28/01/2025 Mohamed Saleh – TCD Department of Economics Seminar Series

Date: 28/01/2025
Category: ,
Speaker: Mohamed Saleh
Institution: London School of Economics and Political Science
Format: In Person

 

Religious Competition and Provision of Public Services

Abstract: We argue that competition created through foreign influence in education, between missionaries and ethno-religious minorities can enhance non-state public service provision by minorities if they face an existentialist threat. Egyptian Coptic Christian elites engaged in rapid development of modern schooling in the 19th and early 20th century as a backlash to missionaries’ efforts to convert their followers through school provision.

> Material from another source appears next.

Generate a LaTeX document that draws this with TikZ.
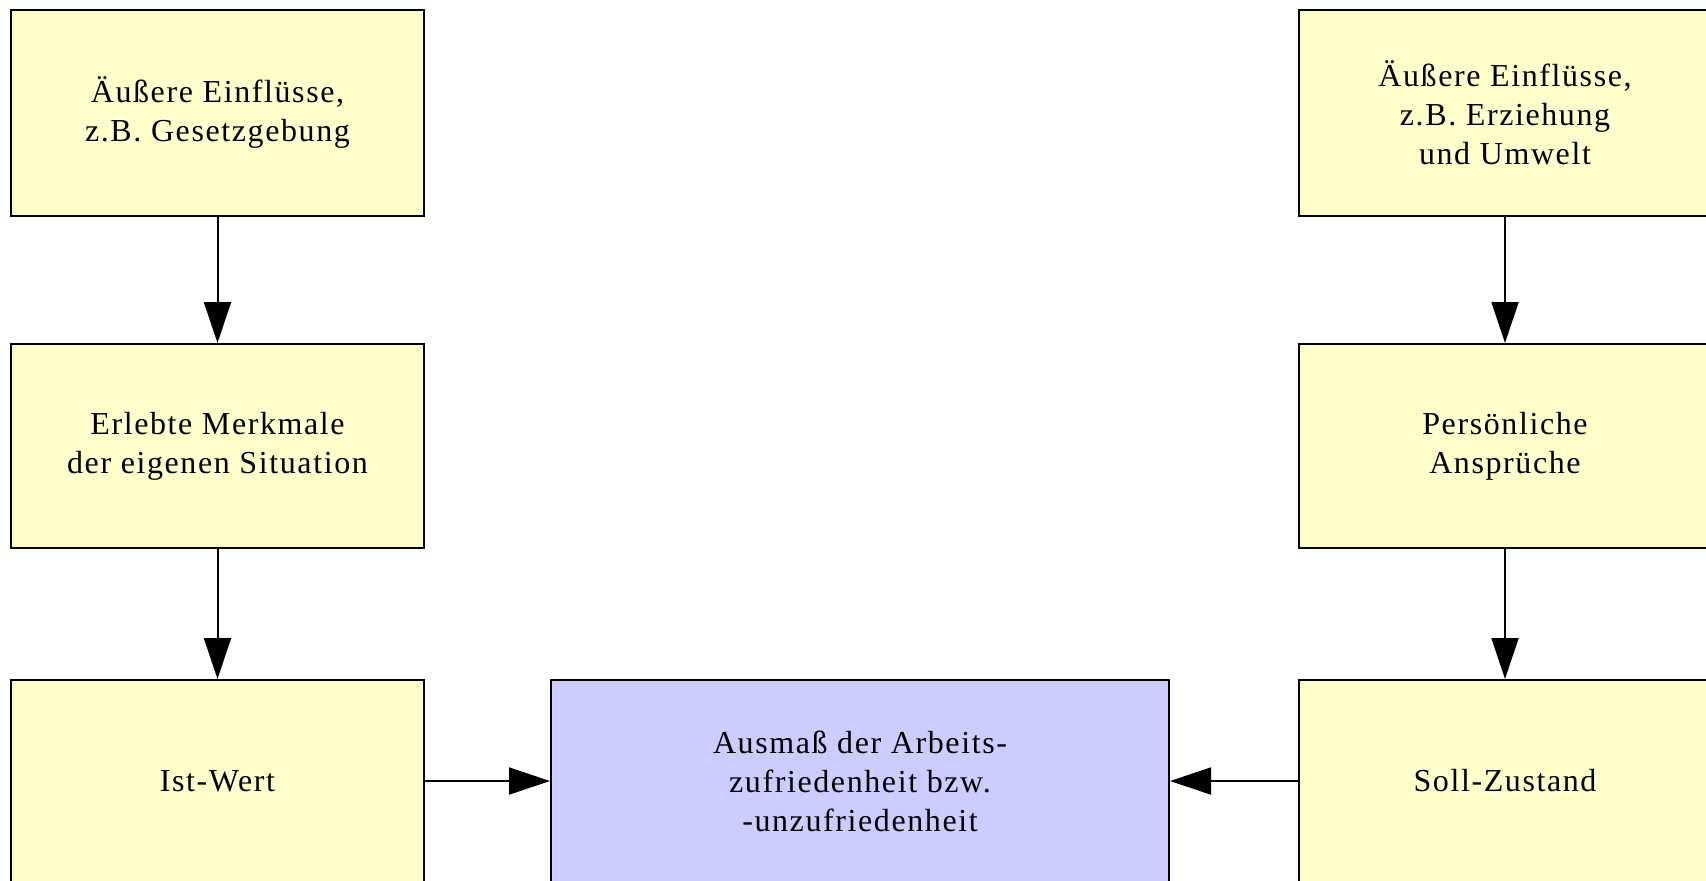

Employing original dataset of modern Egyptian schools (1825–1913) we show that competition created by missionaries increased the provision of Coptic schools. American Protestant missionaries that held the most active conversion program caused a higher increase in the provision of Coptic schools in comparison with other missionary groups, notably the French Catholic missionaries. We then employ a dynamic difference-in-difference design to further investigate this relationship. Exploiting the timing of introduction of missionary schools in Egyptian villages we highlight the competition initiated through the supply of missionary schools, leads to a significant increase of Coptic modern schools.

 

Mohamed Saleh is an Associate Professor of Economic History at the London School of Economics and Political Science (LSE),  a Research Affiliate in Economic History at the Centre for Economic Policy Research (CEPR), a Faculty Fellow at AALIMS, and a Research Fellow at the Economic Research Forum (ERF).